A guild and union expert with nearly 50 years in the business, Fabrick spent the past year honing IATSE's low-budget agreement on behalf of production companies and renegotating the NFL Network's deal with the DGA.
He calls 2009 "the year of the audit," requiring him to help those guilds and unions shake loose change from the couches to help shore up their economically depressed investment portfolios. Fabrick also negotiated a new role this year -- as nurse for his wife, who injured her leg. He lost 23 pounds without her regular cooking. "I realized she's been trying to kill me for 52 years," he jokes.

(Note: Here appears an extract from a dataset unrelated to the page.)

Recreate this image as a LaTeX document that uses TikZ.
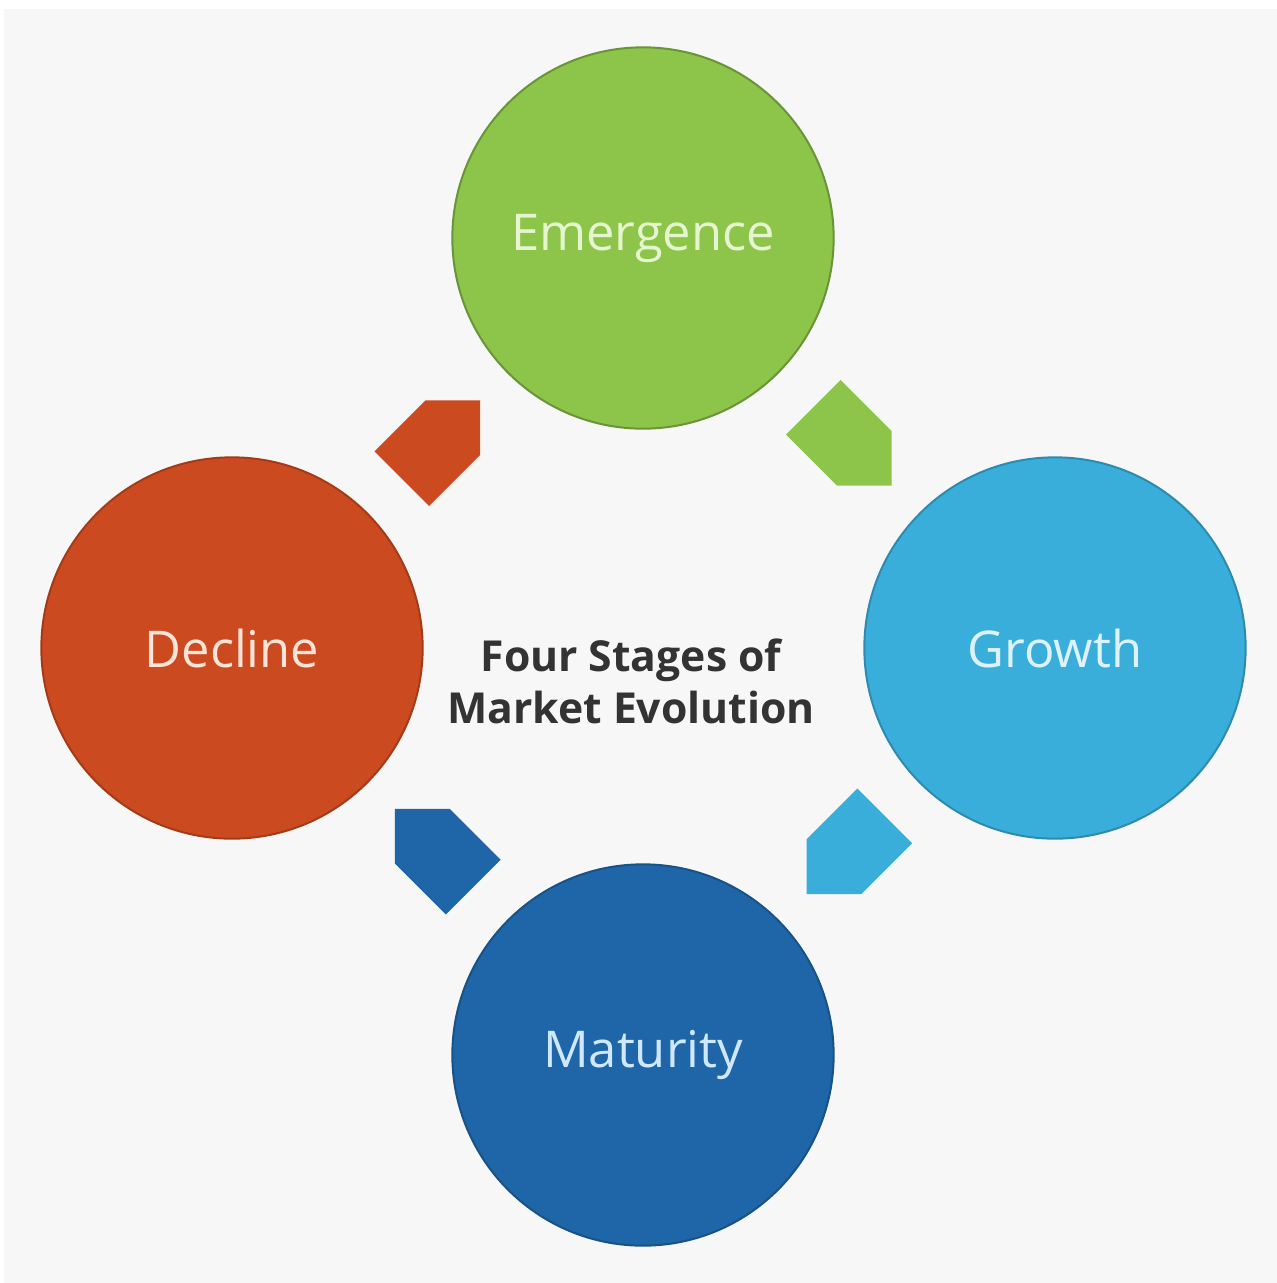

They call her "Earthquake Witch" at home, because Bierman has predicted several recent quakes. Perhaps that second sense comes in handy for such clients as Fremantle Media, 19 Entertainment, Cartoon Network and Hasbro Studios (which recently brought her on as outside labor counsel): "I try to give clients the benefit of foreshadowing," she says.
And charm may have something to do with it -- this year she smoothed over a tense situation in Las Vegas between strong-arming union organizers and a reality TV show, and she spends her Friday nights supping in Studio City with a key union rep, forging yet another relationship with a would-be opponent.
"God, I love the races," says Cole, a horse aficionado who tends to bet on the right pony in labor negotiations. He repped five major studios in the settlement of the 10-year-old age-discrimination suit brought by writers, and the AMPTP against the WGA over the use of motion capture in "Monster House."
Like many others involved with guilds and unions, he's working feverishly behind the scenes in prep work for upcoming talks with the Teamsters, SAG, DGA and WGA this year, though he doesn't see the negotiations being as "thorny" as previous years. And Cole is in the process of purchasing a thoroughbred with friends. "It's more fun if you own your own horse."